Photo/Berett Wilber
The harvest allocation for king salmon in Southeast Alaska is lower than the region’s commercial trollers expected.
The Alaska Department of Fish and Game announced Tuesday (4-1-25) that 130,800 treaty Chinook salmon will be available this year for all Southeast fisheries, down almost 40% from last year’s allocation. From that total, trollers are allowed to catch 92,700 king salmon. The balance of treaty salmon goes primarily to sport anglers.
Sitkan Matt Donohoe is the vice chair of the Alaska Trollers Association.
“We heard that it’s going to be lower than last year and but we didn’t know how much,” says Sitkan Matt Donohoe, the vice chair of the Alaska Trollers Association.
“It’s a devastating number. It’s the worst ever. I mean, what industry can afford a 40% reduction?”
He says it’s the lowest number in the history of the Pacific Salmon Treaty.

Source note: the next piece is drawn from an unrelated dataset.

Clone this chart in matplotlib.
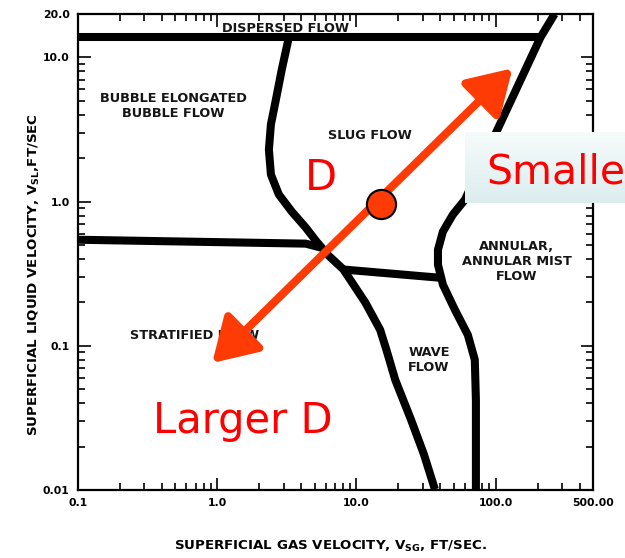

“I hope the treaty folks are mistaken, because it’d be even worse if they’re not mistaken, if the fish are in that kind of trouble,” Donohoe says. “But I think the process is flawed.”
The US and Canada established the Pacific Salmon Treaty in 1985 to regulate the commercial and recreational harvest of king salmon in coastal waters from Alaska to Oregon. The process for determining harvest numbers has evolved over the years, and recently has used catch rates from winter king fishing to establish the numbers for the summer season. Regardless of the method, however, the result has been a downward trend in commercial harvest rates over most of the last four decades.
Recently chum salmon have equaled or bettered kings as a money maker for Southeast trollers. But Donohoe says chum and coho can’t be relied on to save small boat fishermen.
“The price of coho was so bad last year that a lot of guys didn’t go fishing, and it was just cheap to go chum fishing,” Donohoe says. “They had pretty good chum fishing here in Sitka Sound, but you can’t count on that.”
The impact of the lower-than-expected harvest allocation on trollers is further compounded by a new distribution of Alaska’s treaty kings. Trollers’ share of salmon was reduced by the Alaska Board of Fisheries at its February meeting this year from 80 to 77-percent, with the three percent difference going to sport fishermen. But the allocation news means sport fishermen will be hit too. “They’re going to have a lower bag limit,” Donohoe says. “Everybody’s in this boat.”
The summer season for commercial trolling opens on July 1. Many trollers take to water much earlier, however, in the spring troll fisheries, which target salmon produced exclusively in Alaska’s rivers and hatchery programs, and are not covered under the Pacific Salmon Treaty.